### Given task
Quote only the part that opens with the line containing "Clone this chart in Plotly.js." and closes with the line containing "const fs = 19;". Keep both of those lines.

### Dataset extract
-- -- --

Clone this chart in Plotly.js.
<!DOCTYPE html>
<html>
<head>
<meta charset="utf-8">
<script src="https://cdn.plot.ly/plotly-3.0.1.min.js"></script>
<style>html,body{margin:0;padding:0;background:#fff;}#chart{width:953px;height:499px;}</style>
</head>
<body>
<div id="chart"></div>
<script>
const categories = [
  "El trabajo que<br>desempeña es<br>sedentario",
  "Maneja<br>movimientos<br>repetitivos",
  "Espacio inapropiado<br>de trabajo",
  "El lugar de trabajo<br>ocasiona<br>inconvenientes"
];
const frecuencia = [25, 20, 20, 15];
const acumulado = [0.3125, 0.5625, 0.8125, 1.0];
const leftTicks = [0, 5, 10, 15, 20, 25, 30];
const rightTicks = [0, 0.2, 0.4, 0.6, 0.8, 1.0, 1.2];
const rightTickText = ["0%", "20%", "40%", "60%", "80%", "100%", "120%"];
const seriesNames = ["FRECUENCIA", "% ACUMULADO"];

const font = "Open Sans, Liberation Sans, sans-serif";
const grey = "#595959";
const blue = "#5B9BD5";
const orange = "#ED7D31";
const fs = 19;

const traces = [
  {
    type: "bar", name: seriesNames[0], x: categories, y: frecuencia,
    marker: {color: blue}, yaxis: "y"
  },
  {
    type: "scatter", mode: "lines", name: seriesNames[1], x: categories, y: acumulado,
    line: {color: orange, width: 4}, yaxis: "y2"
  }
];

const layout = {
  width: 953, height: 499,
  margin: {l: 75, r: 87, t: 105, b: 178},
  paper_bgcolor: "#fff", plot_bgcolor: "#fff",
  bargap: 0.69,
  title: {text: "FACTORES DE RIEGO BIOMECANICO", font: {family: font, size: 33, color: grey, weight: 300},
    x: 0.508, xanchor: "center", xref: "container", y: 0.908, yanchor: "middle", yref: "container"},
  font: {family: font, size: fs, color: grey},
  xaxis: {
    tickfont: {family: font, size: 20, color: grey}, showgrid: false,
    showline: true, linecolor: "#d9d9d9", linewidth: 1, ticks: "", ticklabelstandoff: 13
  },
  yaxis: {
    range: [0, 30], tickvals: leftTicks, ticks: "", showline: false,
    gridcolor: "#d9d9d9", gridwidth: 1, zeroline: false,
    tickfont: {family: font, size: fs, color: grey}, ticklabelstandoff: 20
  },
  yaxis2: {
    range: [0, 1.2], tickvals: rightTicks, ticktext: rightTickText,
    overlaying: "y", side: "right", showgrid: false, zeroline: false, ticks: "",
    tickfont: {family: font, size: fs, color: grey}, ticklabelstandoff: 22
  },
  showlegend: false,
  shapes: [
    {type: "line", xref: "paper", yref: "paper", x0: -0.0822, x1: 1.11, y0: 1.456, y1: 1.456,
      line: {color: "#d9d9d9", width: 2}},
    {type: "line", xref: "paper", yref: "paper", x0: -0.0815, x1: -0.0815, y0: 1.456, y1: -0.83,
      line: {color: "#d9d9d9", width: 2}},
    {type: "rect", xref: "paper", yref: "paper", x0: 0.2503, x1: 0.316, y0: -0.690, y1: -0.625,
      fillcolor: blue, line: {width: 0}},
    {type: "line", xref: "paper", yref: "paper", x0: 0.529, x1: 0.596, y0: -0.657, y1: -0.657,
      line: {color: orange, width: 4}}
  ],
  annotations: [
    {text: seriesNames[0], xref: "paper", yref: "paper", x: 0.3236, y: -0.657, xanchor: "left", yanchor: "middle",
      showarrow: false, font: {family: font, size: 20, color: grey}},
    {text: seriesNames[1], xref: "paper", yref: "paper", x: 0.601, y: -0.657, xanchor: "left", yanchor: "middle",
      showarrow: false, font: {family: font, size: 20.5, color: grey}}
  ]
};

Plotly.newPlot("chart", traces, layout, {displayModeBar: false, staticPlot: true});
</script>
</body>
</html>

-- -- --

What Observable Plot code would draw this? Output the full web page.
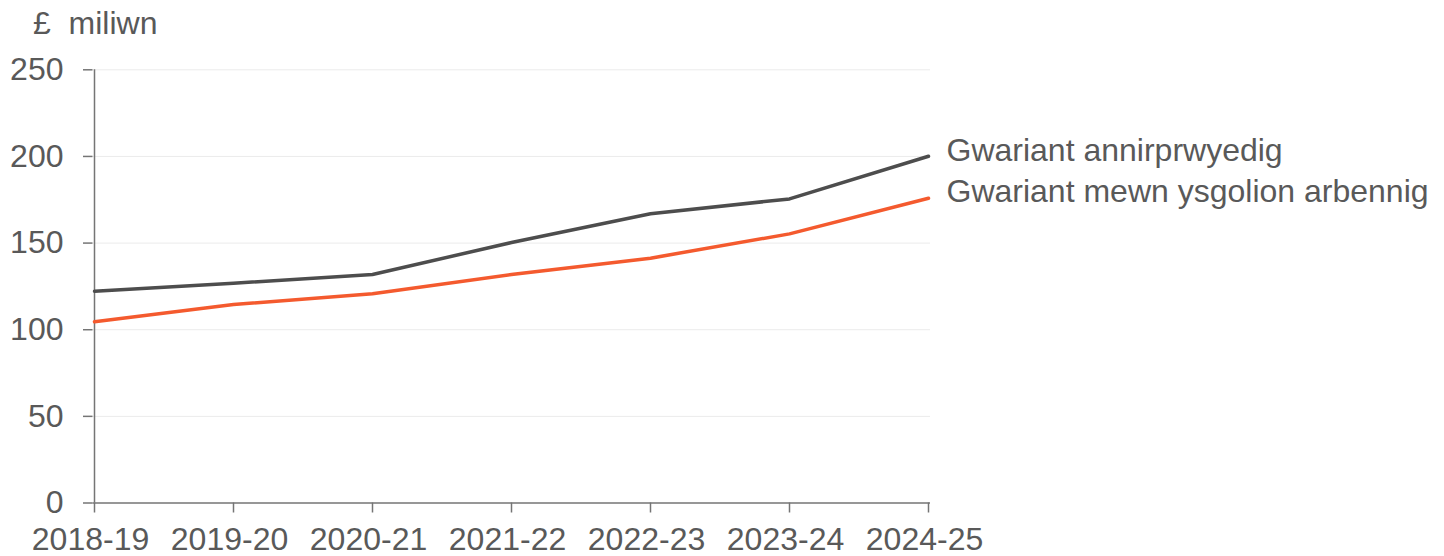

-- -- --

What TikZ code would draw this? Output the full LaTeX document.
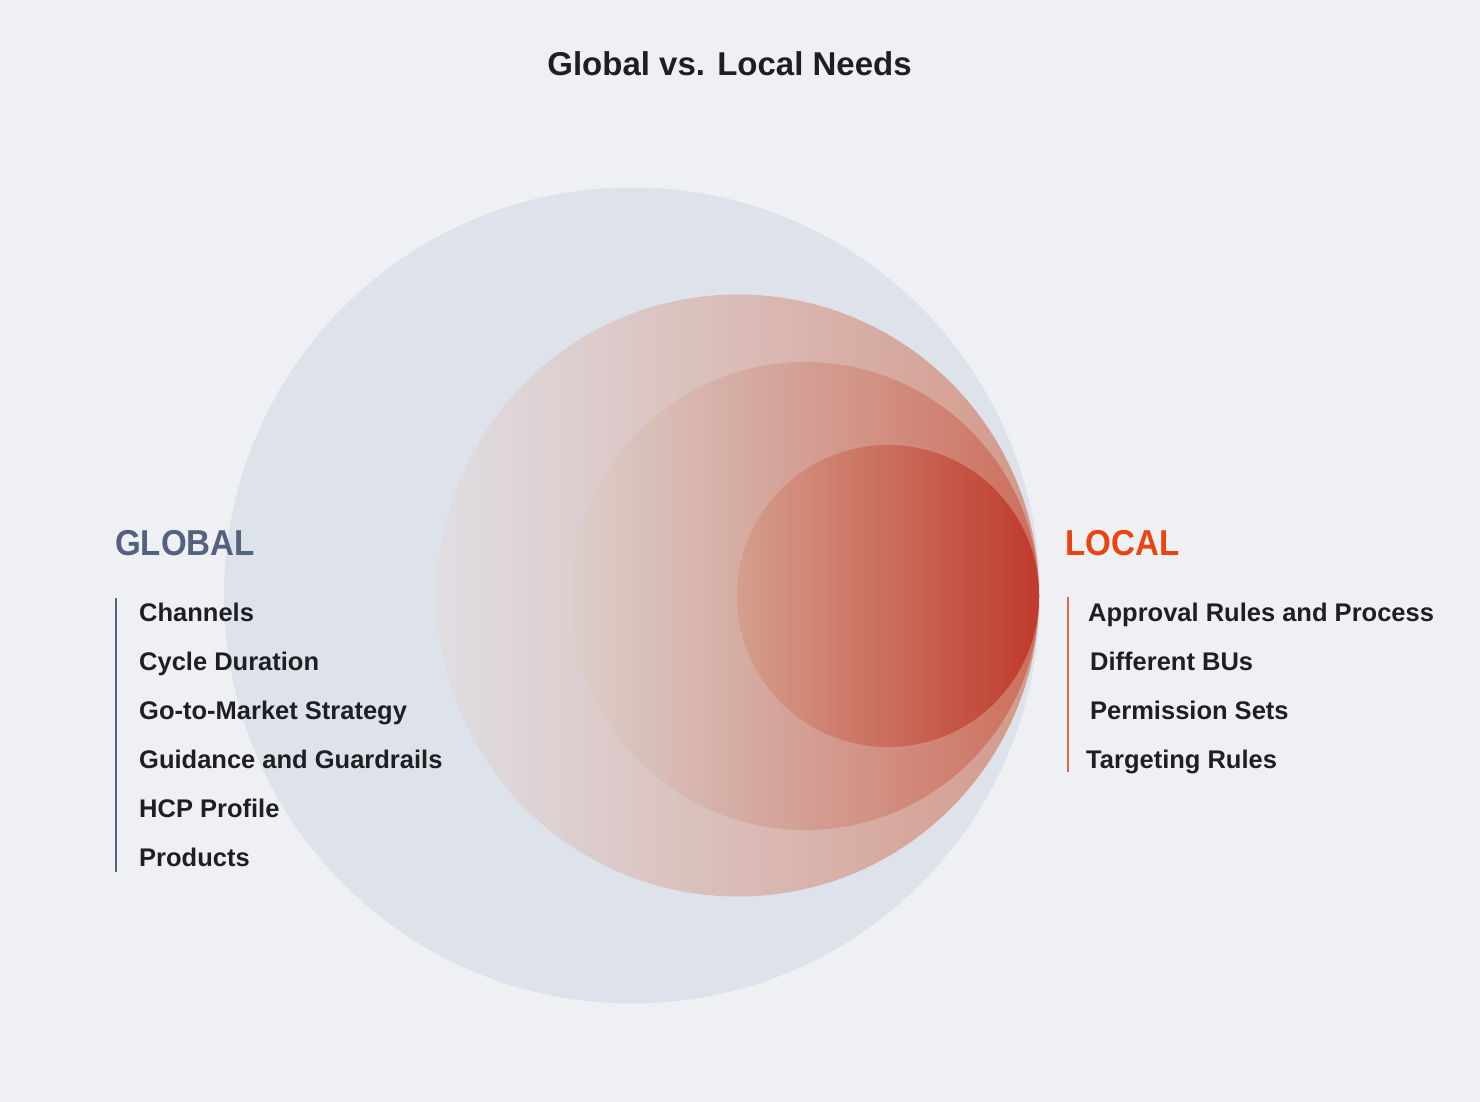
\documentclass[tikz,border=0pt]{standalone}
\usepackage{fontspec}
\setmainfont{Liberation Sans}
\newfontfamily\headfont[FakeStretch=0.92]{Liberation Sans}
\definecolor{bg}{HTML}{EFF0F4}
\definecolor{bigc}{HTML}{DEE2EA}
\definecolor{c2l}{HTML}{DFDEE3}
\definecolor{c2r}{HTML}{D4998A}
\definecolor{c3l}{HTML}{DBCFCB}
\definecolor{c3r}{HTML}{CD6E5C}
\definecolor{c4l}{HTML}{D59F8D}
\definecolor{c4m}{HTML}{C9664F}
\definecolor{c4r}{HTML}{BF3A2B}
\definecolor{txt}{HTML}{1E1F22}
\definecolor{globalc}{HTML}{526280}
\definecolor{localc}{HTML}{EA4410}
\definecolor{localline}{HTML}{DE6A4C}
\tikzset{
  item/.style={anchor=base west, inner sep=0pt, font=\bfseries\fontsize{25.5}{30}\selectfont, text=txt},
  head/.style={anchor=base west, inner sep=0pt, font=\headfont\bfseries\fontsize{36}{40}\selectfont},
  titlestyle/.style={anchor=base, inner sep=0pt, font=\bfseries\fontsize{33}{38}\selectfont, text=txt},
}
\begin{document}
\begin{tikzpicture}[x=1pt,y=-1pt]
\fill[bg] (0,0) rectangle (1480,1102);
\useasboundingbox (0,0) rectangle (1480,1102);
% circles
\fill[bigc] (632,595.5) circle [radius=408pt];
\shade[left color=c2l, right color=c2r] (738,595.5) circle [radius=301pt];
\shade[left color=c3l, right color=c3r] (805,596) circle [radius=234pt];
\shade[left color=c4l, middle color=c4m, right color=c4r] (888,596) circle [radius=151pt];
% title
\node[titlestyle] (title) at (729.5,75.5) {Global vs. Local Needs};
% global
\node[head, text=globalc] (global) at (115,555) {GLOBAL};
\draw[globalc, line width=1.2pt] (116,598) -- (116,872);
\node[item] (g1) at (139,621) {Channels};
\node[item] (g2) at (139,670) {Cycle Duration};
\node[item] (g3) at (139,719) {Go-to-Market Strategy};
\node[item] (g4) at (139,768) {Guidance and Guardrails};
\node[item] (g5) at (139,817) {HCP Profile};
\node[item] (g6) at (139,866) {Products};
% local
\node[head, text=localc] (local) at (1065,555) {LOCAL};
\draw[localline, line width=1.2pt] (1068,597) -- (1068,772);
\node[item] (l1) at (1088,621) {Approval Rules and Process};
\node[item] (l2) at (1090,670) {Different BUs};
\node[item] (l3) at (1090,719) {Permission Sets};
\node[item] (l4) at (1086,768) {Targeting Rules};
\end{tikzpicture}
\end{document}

-- -- --

### Result for this exercise
Clone this chart in Plotly.js.
<!DOCTYPE html>
<html>
<head>
<meta charset="utf-8">
<script src="https://cdn.plot.ly/plotly-3.0.1.min.js"></script>
<style>html,body{margin:0;padding:0;background:#fff;}#chart{width:953px;height:499px;}</style>
</head>
<body>
<div id="chart"></div>
<script>
const categories = [
  "El trabajo que<br>desempeña es<br>sedentario",
  "Maneja<br>movimientos<br>repetitivos",
  "Espacio inapropiado<br>de trabajo",
  "El lugar de trabajo<br>ocasiona<br>inconvenientes"
];
const frecuencia = [25, 20, 20, 15];
const acumulado = [0.3125, 0.5625, 0.8125, 1.0];
const leftTicks = [0, 5, 10, 15, 20, 25, 30];
const rightTicks = [0, 0.2, 0.4, 0.6, 0.8, 1.0, 1.2];
const rightTickText = ["0%", "20%", "40%", "60%", "80%", "100%", "120%"];
const seriesNames = ["FRECUENCIA", "% ACUMULADO"];

const font = "Open Sans, Liberation Sans, sans-serif";
const grey = "#595959";
const blue = "#5B9BD5";
const orange = "#ED7D31";
const fs = 19;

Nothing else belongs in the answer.